= EXERCISE AIM =
Print the listing as it stands, omitting all images.
## start LISTED ENTRIES
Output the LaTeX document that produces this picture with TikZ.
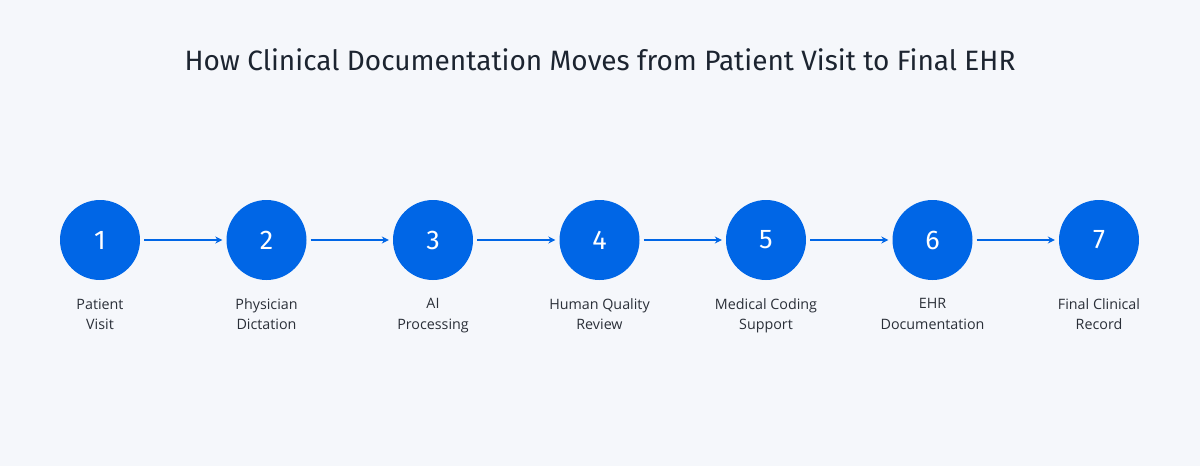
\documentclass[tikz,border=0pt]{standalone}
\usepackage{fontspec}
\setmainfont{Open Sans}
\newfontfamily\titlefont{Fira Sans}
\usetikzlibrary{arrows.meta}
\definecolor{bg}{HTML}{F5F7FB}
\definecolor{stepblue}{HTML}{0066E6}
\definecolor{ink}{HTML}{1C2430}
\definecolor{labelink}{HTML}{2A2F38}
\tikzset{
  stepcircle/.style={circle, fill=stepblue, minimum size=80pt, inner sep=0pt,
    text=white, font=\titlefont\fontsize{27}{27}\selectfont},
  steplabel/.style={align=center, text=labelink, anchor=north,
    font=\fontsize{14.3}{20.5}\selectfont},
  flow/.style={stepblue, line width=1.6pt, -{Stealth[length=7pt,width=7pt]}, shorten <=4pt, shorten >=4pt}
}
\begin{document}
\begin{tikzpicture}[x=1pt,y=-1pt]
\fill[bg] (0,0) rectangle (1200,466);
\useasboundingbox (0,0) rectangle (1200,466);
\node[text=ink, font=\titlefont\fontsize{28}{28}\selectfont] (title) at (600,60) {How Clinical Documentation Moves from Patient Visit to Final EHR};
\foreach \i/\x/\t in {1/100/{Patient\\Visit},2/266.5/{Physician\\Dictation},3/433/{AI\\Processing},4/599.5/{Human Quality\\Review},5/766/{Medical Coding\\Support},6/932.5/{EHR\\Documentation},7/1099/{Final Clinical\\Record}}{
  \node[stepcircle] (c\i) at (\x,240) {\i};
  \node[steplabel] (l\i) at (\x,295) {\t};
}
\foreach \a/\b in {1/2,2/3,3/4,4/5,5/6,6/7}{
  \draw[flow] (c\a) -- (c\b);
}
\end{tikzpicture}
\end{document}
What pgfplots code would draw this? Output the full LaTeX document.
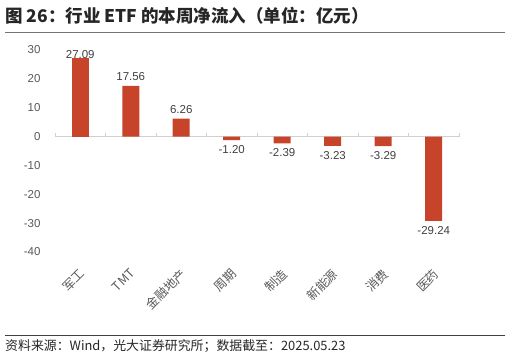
## end LISTED ENTRIES
= RESULT =
Output the LaTeX document that produces this picture with TikZ.
\documentclass[tikz,border=0pt]{standalone}
\usepackage{fontspec}
\setmainfont{Open Sans}
\newfontfamily\titlefont{Fira Sans}
\usetikzlibrary{arrows.meta}
\definecolor{bg}{HTML}{F5F7FB}
\definecolor{stepblue}{HTML}{0066E6}
\definecolor{ink}{HTML}{1C2430}
\definecolor{labelink}{HTML}{2A2F38}
\tikzset{
  stepcircle/.style={circle, fill=stepblue, minimum size=80pt, inner sep=0pt,
    text=white, font=\titlefont\fontsize{27}{27}\selectfont},
  steplabel/.style={align=center, text=labelink, anchor=north,
    font=\fontsize{14.3}{20.5}\selectfont},
  flow/.style={stepblue, line width=1.6pt, -{Stealth[length=7pt,width=7pt]}, shorten <=4pt, shorten >=4pt}
}
\begin{document}
\begin{tikzpicture}[x=1pt,y=-1pt]
\fill[bg] (0,0) rectangle (1200,466);
\useasboundingbox (0,0) rectangle (1200,466);
\node[text=ink, font=\titlefont\fontsize{28}{28}\selectfont] (title) at (600,60) {How Clinical Documentation Moves from Patient Visit to Final EHR};
\foreach \i/\x/\t in {1/100/{Patient\\Visit},2/266.5/{Physician\\Dictation},3/433/{AI\\Processing},4/599.5/{Human Quality\\Review},5/766/{Medical Coding\\Support},6/932.5/{EHR\\Documentation},7/1099/{Final Clinical\\Record}}{
  \node[stepcircle] (c\i) at (\x,240) {\i};
  \node[steplabel] (l\i) at (\x,295) {\t};
}
\foreach \a/\b in {1/2,2/3,3/4,4/5,5/6,6/7}{
  \draw[flow] (c\a) -- (c\b);
}
\end{tikzpicture}
\end{document}
What pgfplots code would draw this? Output the full LaTeX document.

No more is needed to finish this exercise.